In the records below, find the line containing "Give me the TikZ source for this diagram." and the line containing "(c4.center) -- (p4);". Give again exactly those lines and every line between them, omitting the pictures.

— Begin —

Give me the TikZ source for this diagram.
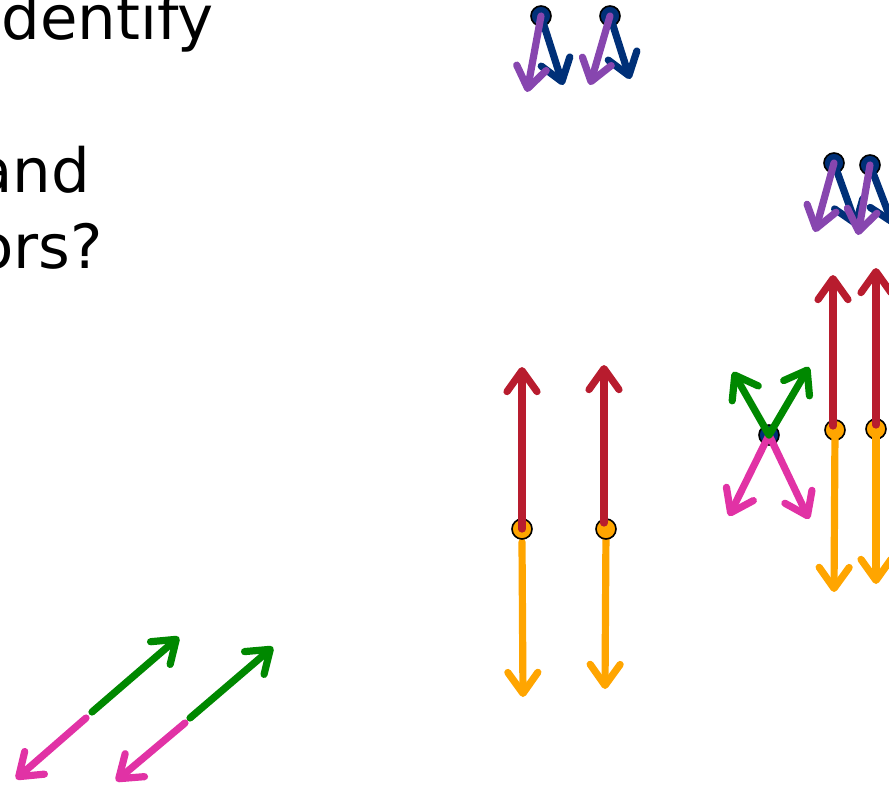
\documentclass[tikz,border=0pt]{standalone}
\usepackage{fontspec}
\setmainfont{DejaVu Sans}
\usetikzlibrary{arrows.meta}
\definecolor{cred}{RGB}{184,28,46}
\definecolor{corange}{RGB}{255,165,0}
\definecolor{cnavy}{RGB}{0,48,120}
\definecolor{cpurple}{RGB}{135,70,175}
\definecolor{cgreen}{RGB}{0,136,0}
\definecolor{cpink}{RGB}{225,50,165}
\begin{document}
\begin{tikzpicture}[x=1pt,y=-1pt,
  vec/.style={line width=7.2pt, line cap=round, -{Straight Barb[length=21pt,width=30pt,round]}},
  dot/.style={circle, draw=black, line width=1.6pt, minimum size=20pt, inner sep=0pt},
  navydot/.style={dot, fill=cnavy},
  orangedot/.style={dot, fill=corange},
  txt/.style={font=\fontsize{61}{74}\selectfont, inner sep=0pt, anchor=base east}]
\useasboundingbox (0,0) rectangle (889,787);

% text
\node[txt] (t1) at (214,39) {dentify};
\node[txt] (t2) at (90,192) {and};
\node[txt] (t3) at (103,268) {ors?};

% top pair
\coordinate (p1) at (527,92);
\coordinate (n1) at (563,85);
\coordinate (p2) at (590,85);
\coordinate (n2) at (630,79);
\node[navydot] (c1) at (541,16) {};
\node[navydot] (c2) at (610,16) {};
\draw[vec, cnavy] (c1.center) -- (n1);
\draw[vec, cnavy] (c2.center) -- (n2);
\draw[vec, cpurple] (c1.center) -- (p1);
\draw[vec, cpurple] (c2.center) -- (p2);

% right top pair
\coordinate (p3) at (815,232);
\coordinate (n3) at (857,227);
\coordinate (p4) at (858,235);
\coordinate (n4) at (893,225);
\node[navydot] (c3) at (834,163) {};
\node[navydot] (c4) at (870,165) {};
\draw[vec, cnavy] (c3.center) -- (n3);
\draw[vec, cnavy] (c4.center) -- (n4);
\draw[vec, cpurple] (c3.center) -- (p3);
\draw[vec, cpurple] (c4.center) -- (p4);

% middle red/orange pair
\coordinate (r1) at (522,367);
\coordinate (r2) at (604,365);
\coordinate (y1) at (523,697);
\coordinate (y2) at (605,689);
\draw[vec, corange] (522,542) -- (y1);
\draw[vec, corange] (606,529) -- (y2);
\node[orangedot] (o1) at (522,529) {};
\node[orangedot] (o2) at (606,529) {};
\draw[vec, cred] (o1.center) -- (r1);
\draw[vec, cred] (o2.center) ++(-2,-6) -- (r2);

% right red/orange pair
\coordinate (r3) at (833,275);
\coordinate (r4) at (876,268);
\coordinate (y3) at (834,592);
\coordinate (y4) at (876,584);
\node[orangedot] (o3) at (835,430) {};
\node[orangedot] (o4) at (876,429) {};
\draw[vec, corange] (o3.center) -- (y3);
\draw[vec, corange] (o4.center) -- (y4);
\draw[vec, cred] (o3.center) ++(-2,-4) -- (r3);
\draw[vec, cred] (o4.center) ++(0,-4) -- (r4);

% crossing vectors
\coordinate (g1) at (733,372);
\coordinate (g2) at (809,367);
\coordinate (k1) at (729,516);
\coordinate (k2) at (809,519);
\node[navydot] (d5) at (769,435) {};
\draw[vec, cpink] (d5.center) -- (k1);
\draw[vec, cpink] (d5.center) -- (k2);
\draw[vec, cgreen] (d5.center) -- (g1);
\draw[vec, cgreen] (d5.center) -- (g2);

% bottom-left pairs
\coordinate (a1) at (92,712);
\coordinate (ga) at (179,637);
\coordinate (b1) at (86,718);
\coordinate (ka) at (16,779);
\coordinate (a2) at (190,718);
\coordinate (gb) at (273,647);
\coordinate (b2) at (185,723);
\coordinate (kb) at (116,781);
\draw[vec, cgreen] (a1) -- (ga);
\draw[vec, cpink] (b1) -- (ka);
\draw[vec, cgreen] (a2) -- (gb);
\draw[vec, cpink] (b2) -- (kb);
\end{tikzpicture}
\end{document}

— End —
— Begin —

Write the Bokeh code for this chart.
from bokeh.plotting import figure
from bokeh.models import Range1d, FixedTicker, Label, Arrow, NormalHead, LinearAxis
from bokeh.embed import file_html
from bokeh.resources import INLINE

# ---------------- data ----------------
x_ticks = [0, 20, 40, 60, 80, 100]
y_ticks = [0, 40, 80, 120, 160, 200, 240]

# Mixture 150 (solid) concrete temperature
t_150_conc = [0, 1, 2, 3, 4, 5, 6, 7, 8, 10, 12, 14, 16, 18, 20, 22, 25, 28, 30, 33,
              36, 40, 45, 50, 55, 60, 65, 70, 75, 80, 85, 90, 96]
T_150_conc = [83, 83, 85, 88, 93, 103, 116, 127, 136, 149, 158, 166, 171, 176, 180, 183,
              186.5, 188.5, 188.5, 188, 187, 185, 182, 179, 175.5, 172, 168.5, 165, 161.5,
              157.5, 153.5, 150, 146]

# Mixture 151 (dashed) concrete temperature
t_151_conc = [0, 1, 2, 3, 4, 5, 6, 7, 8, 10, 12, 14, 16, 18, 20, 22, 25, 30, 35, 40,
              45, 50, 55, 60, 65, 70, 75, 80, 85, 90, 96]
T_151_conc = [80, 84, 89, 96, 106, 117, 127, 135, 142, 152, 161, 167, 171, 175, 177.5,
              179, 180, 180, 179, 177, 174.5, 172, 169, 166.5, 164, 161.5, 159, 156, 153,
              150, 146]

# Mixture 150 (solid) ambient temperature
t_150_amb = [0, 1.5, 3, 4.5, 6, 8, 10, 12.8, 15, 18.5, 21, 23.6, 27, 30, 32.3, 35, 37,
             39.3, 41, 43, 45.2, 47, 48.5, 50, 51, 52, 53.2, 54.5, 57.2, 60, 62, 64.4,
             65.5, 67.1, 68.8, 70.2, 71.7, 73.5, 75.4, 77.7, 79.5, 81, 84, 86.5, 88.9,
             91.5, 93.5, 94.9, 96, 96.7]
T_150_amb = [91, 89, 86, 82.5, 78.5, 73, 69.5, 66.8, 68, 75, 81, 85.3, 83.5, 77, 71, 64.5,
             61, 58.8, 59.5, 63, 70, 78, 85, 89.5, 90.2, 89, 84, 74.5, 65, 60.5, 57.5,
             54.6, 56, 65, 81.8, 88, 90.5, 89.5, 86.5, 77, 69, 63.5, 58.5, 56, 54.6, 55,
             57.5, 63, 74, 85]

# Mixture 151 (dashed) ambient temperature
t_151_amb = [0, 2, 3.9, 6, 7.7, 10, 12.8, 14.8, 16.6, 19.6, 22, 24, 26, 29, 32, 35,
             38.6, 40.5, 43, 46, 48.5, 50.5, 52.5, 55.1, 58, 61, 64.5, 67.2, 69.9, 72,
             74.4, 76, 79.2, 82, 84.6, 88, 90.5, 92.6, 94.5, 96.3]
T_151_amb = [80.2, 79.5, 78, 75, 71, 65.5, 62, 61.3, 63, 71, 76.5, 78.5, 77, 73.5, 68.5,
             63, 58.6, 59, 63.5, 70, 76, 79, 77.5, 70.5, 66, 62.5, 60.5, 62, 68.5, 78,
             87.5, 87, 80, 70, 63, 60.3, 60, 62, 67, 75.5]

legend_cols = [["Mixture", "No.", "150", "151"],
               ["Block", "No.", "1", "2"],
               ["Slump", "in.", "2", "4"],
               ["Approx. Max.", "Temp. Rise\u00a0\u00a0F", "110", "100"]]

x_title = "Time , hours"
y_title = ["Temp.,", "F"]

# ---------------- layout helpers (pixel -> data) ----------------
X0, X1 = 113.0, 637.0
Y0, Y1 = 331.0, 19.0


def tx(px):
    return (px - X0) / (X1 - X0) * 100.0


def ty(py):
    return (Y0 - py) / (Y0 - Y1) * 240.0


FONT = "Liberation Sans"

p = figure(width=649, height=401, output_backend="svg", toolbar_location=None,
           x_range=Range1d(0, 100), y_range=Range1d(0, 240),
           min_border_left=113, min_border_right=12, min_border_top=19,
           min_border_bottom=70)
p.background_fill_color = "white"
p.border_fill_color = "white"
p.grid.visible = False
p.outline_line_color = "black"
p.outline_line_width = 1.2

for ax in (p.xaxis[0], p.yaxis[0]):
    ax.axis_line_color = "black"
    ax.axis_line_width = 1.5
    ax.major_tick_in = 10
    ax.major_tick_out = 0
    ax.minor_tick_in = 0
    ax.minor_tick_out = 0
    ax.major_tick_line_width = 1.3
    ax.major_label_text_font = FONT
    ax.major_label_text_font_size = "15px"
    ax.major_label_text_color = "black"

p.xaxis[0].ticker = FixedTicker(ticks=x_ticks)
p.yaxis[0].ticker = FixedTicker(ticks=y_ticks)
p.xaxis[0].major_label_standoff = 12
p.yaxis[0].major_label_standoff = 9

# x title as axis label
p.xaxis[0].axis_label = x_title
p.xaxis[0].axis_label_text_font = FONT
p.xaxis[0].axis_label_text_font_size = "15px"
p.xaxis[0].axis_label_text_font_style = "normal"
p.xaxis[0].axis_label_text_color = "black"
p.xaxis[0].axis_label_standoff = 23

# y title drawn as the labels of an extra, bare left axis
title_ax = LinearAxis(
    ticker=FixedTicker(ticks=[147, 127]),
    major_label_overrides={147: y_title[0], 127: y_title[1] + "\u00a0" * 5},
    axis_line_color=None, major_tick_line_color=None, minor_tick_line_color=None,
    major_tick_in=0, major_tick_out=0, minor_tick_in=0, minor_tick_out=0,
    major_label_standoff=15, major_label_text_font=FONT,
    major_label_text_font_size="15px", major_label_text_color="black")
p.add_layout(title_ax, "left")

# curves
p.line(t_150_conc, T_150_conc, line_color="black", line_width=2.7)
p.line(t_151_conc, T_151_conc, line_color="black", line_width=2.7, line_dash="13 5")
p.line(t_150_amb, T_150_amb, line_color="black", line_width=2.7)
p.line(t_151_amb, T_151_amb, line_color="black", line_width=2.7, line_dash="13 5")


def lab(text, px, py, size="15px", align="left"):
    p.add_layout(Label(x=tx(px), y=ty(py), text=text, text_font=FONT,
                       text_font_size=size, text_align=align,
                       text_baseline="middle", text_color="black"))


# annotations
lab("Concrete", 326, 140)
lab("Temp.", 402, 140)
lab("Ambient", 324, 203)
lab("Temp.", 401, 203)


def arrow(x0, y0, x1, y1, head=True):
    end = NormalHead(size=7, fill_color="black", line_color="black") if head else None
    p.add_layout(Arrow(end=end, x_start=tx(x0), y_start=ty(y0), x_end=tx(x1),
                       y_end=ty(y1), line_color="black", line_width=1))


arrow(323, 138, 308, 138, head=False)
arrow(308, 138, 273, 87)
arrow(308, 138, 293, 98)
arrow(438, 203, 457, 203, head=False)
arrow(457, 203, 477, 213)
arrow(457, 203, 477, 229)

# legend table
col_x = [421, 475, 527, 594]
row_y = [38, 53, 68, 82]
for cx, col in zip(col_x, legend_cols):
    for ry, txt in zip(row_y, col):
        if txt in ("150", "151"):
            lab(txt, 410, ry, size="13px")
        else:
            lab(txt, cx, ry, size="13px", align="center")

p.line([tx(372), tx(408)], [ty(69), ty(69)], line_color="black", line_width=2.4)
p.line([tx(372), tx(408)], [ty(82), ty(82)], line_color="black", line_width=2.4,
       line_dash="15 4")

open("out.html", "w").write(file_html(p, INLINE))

— End —

● **THE SOLUTION**:
Give me the TikZ source for this diagram.
\documentclass[tikz,border=0pt]{standalone}
\usepackage{fontspec}
\setmainfont{DejaVu Sans}
\usetikzlibrary{arrows.meta}
\definecolor{cred}{RGB}{184,28,46}
\definecolor{corange}{RGB}{255,165,0}
\definecolor{cnavy}{RGB}{0,48,120}
\definecolor{cpurple}{RGB}{135,70,175}
\definecolor{cgreen}{RGB}{0,136,0}
\definecolor{cpink}{RGB}{225,50,165}
\begin{document}
\begin{tikzpicture}[x=1pt,y=-1pt,
  vec/.style={line width=7.2pt, line cap=round, -{Straight Barb[length=21pt,width=30pt,round]}},
  dot/.style={circle, draw=black, line width=1.6pt, minimum size=20pt, inner sep=0pt},
  navydot/.style={dot, fill=cnavy},
  orangedot/.style={dot, fill=corange},
  txt/.style={font=\fontsize{61}{74}\selectfont, inner sep=0pt, anchor=base east}]
\useasboundingbox (0,0) rectangle (889,787);

% text
\node[txt] (t1) at (214,39) {dentify};
\node[txt] (t2) at (90,192) {and};
\node[txt] (t3) at (103,268) {ors?};

% top pair
\coordinate (p1) at (527,92);
\coordinate (n1) at (563,85);
\coordinate (p2) at (590,85);
\coordinate (n2) at (630,79);
\node[navydot] (c1) at (541,16) {};
\node[navydot] (c2) at (610,16) {};
\draw[vec, cnavy] (c1.center) -- (n1);
\draw[vec, cnavy] (c2.center) -- (n2);
\draw[vec, cpurple] (c1.center) -- (p1);
\draw[vec, cpurple] (c2.center) -- (p2);

% right top pair
\coordinate (p3) at (815,232);
\coordinate (n3) at (857,227);
\coordinate (p4) at (858,235);
\coordinate (n4) at (893,225);
\node[navydot] (c3) at (834,163) {};
\node[navydot] (c4) at (870,165) {};
\draw[vec, cnavy] (c3.center) -- (n3);
\draw[vec, cnavy] (c4.center) -- (n4);
\draw[vec, cpurple] (c3.center) -- (p3);
\draw[vec, cpurple] (c4.center) -- (p4);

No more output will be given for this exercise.